There Are No Children Here: The Story of Two Boys Growing Up in the Other America Review
There Are No Children Here: The Story of Two Boys Growing Up in the Other America Overview
This national best-seller chronicles the true story of two brothers coming of age in the Henry Horner public housing project in Chicago over a two-year period. Lafeyette and Pharoah Rivers are eleven and nine years old when the story begins in the summer of 1987. Living with their mother and six siblings, they struggle to survive gun battles, gang influences, overzealous police officers, and overburdened and mismanaged bureaucracies.
Through extensive research, Kotlowitz brings us this classic rendering of growing up in the 'jects', selected by the New York Public Library as one of the 150 most important books of the twentieth century.

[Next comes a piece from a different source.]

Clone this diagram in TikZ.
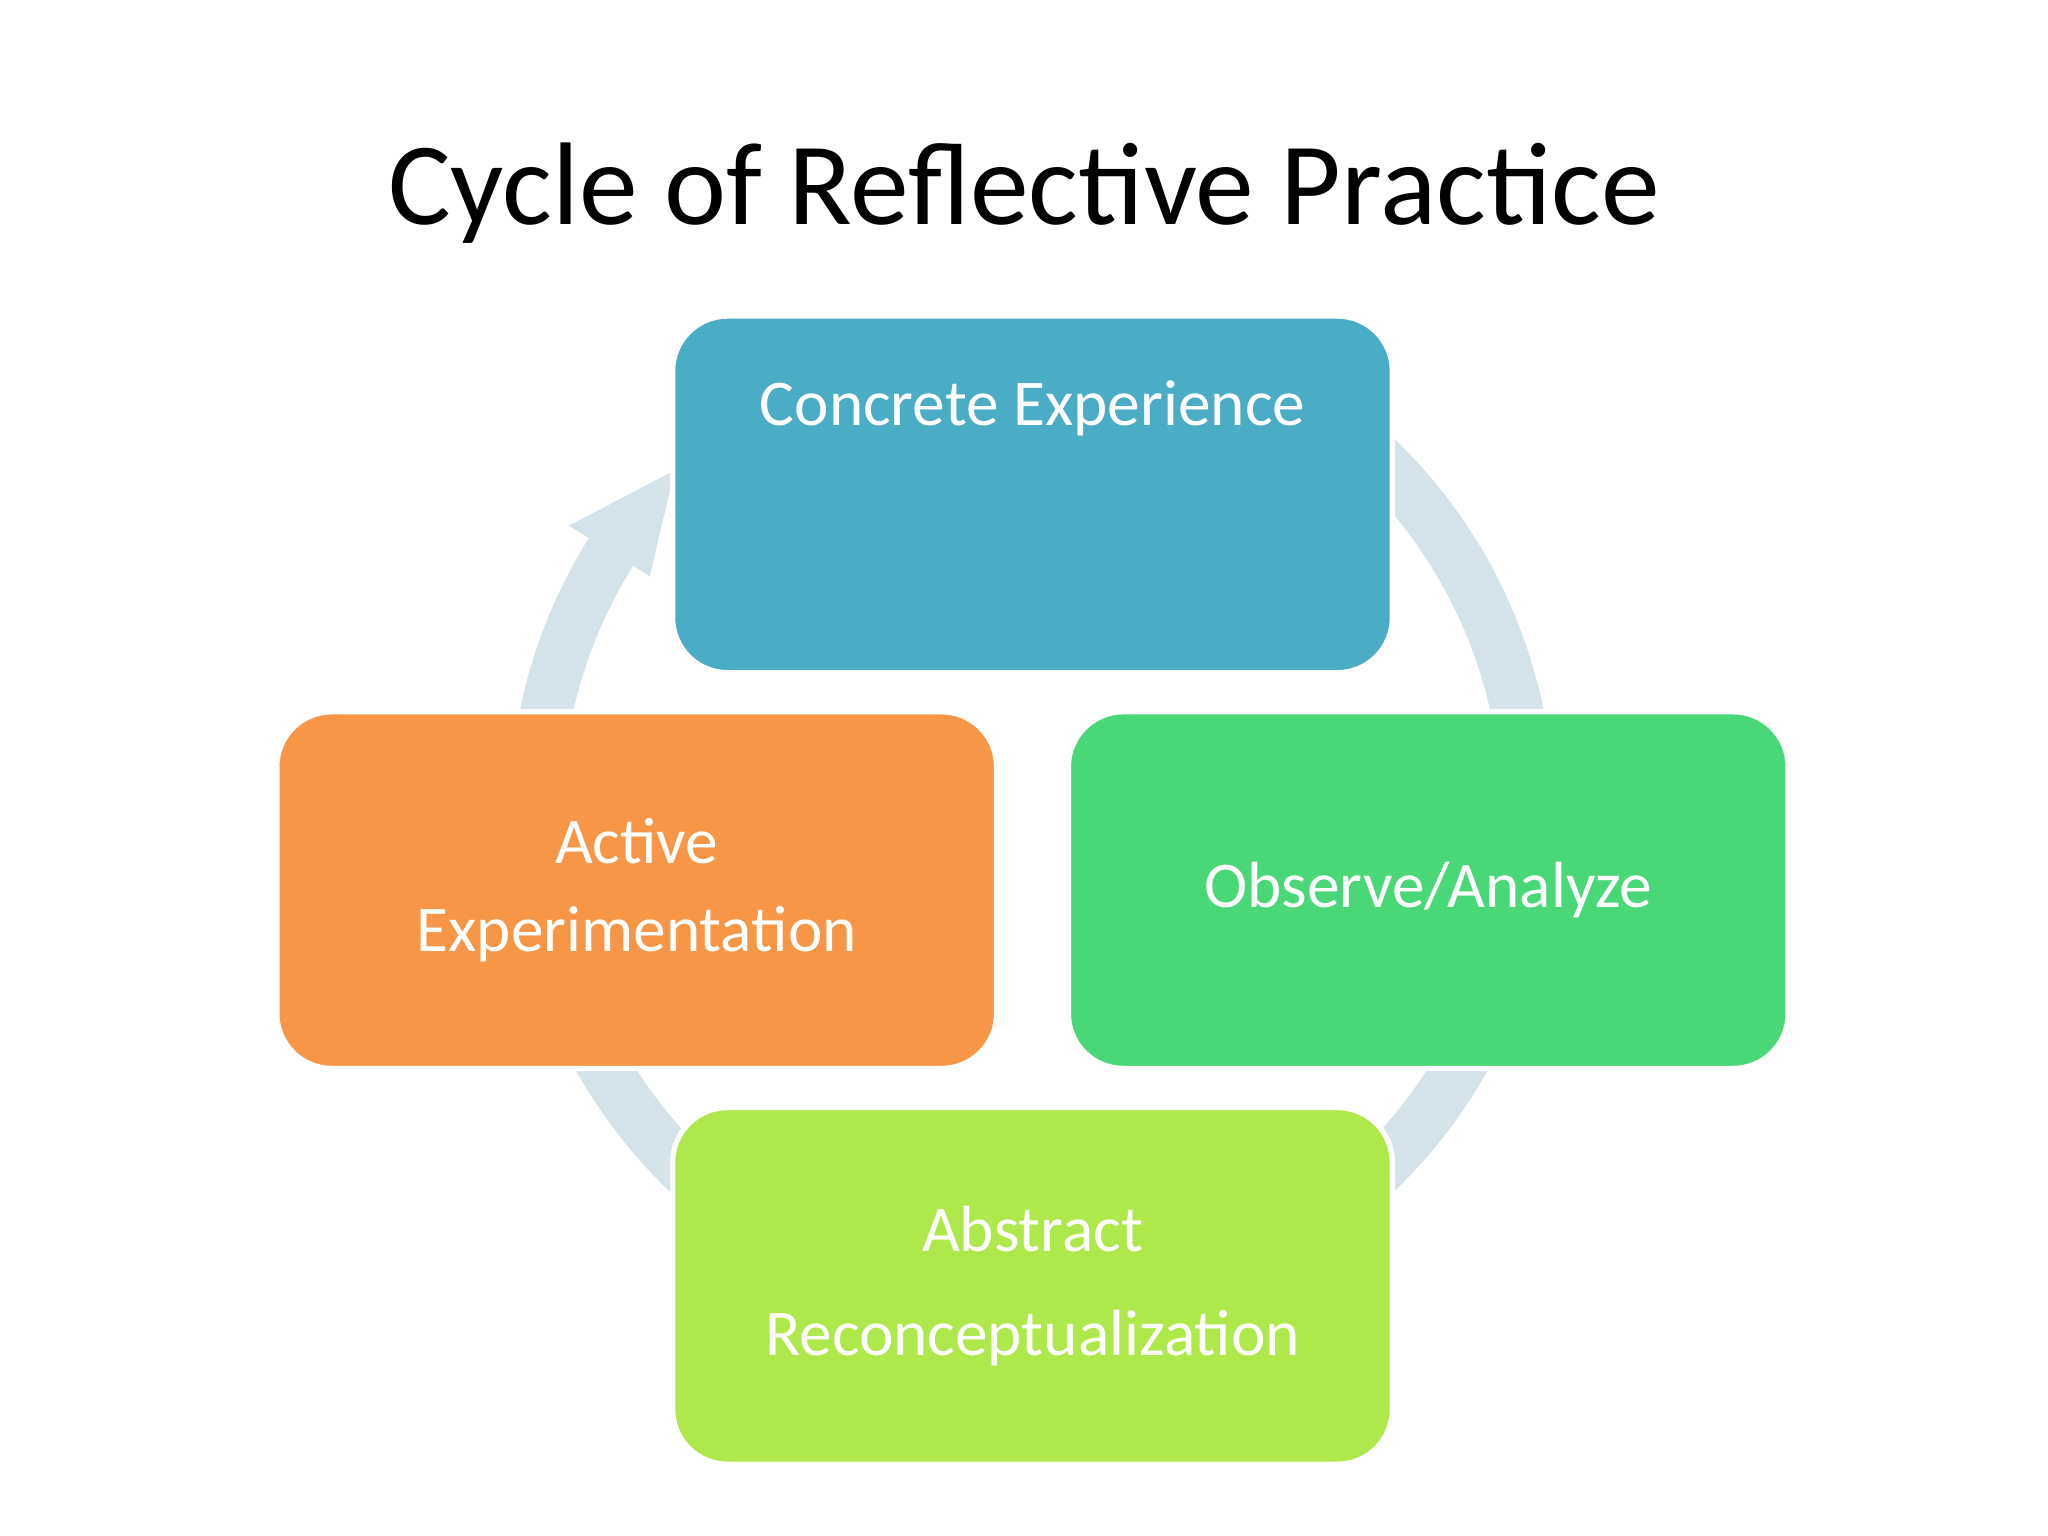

There Are No Children Here: The Story of Two Boys Growing Up in the Other America Specifications
There Are No Children Here, the true story of brothers Lafeyette and Pharoah Rivers, ages 11 and 9 at the start, brings home the horror of trying to make it in a violence-ridden public housing project. The boys live in a gang-plagued war zone on Chicago's West Side, literally learning how to dodge bullets the way kids in the suburbs learn to chase baseballs. "If I grow up, I'd like to be a bus driver," says Lafeyette at one point. That's if, not when--spoken with the complete innocence of a child. The book's title comes from a comment made by the brothers' mother as she and author Alex Kotlowitz contemplate the challenges of living in such a hostile environment: "There are no children here," she says. "They've seen too much to be children." This book humanizes the problem of inner-city pathology, makes readers care about Lafeyette and Pharoah more than they may expect to, and offers a sliver of hope buried deep within a world of chaos.